*TASK DESCRIPTION*: Where a line holds the string "chart", return that line.

+++ INPUT RECORDS

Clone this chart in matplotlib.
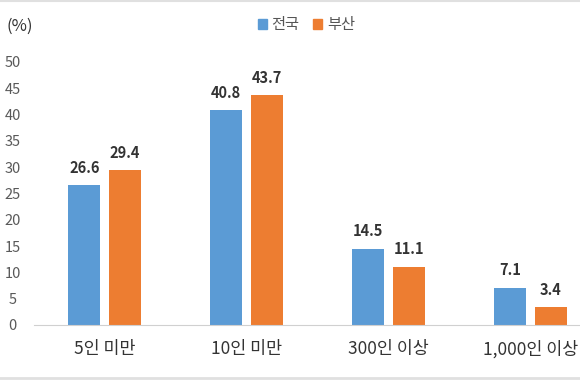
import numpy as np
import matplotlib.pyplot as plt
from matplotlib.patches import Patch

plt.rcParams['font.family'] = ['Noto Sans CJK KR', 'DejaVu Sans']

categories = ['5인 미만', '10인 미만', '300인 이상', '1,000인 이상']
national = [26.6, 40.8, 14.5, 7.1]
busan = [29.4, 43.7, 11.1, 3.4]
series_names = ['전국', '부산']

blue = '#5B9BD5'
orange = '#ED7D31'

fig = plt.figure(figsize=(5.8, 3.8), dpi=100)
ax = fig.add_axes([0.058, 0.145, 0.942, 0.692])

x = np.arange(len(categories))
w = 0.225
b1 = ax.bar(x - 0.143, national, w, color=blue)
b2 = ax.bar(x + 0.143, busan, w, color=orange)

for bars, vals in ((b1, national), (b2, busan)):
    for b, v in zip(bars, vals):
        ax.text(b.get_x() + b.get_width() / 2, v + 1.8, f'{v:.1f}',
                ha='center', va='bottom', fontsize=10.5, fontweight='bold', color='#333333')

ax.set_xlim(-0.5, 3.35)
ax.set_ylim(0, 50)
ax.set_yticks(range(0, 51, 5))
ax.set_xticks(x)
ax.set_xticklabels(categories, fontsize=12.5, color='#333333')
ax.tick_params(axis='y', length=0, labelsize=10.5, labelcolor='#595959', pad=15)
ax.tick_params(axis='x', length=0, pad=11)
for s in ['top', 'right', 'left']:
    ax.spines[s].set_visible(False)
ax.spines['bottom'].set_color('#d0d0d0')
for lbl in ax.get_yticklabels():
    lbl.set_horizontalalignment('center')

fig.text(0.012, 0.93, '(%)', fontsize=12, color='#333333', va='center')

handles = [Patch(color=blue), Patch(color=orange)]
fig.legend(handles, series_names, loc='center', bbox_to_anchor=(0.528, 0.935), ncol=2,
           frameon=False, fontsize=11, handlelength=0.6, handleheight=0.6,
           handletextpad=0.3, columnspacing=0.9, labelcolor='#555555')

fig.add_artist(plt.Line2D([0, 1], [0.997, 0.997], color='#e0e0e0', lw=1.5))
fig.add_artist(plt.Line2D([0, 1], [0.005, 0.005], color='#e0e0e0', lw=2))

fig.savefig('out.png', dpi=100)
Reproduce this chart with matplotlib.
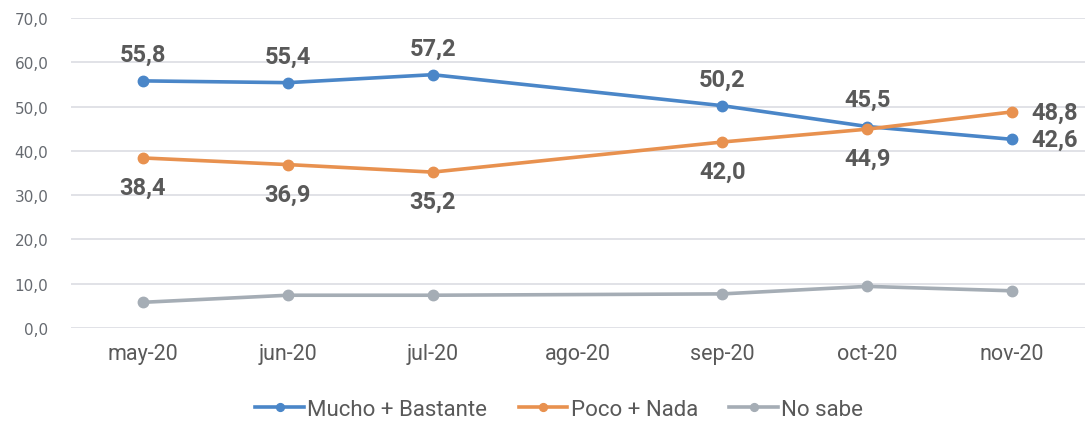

++++++

*RESULT OF THE EXERCISE*:
Clone this chart in matplotlib.
Reproduce this chart with matplotlib.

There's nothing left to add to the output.